Back down on Narran 1, Talla and Bortus discover classes within this mirage of a school continue as if it were any other day. They try to break through classroom windows, but still to no avail. Separated from the rest of the away team, Malloy is suddenly ambushed by three 20-something looking teenagers who tackle him into a washroom, rough him up, and demand that “Randall” gets his money. Having no idea who Randall is, Malloy does his best to stall and ask for more time. But he ultimately gets beat up and sustains minor injuries. However, during the altercation, when Malloy feels his life is in danger, his eyes go completely silver/white and a feeling of being in another place overcomes him. He later explained this to the rest of the away team when they regrouped.
Now that we’ve established that whatever is going on, the crew can be hurt, and may even be killed, we move forward with each member of the away team experiencing an event that ultimately leads them to believe they are about to die. During each instance the crew member also experienced what Malloy described earlier, as if they were in a different place. Each encounter was specific to each member, like the fear was pulled straight from their minds for them to experience. This fear ultimately leads to them believing themselves to be about to die. The mystery absolutely drives the story from beginning to end, and much like Picard once said, it’s irresistible. Some viewers might be slightly confused by the random nature of some of the scenes, such as the 90s-era CG Troll that comes out of nowhere or how 40-year-olds still get cast as teenagers, but ultimately it is a very enjoyable ride.
We find out that this was all done by the unnamed race from the final episode of season 1, Mad Idolatry. In that episode, the Orville found a planet that was only in our universe for a short time and then was pulled back to a different universe, and each time it was pulled back, the race jumped and leaped forward in evaluation. Now fast forward to this episode, and find that they have advanced so far they are immortal and forgot what it was to feel like you’re going to die. They set this whole scenario in motion to be able to temporally exist in the body of the crew member that felt they were going to die, so the unnamed race can once again know what it was to feel like you were going to die.
This episode was very reminiscent of the classic science-fiction adventures many of us grew up with. Each vignette felt like it had palpable tension and actual stakes, regardless of the fact audience members knew no crew member would actually die. Knowing the formula of episodic television should never take away from the fear; it should still have you on the edge of your seat, and ironically, “Mortality Paradox,” following up the horror episode last week, seems like higher stakes with larger thrills.

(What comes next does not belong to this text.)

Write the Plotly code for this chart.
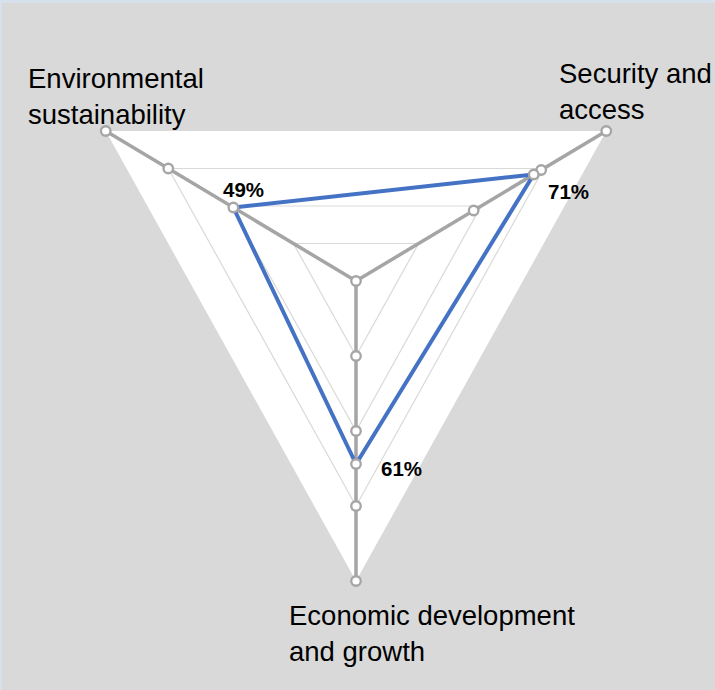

More importantly, and unlike the previous two episodes this season, “Mortality Paradox” gives several cast members a chance to shine. In the first two episodes of the third season, we’ve only had Doctor Finn stories to chew on, and both have been fairly heavy. This episode gave us a chance to get Malloy’s trademark sarcasm, learn a little more about Moclan culture, see various alien creatures of varied computer-generated success, but most importantly, just have fun.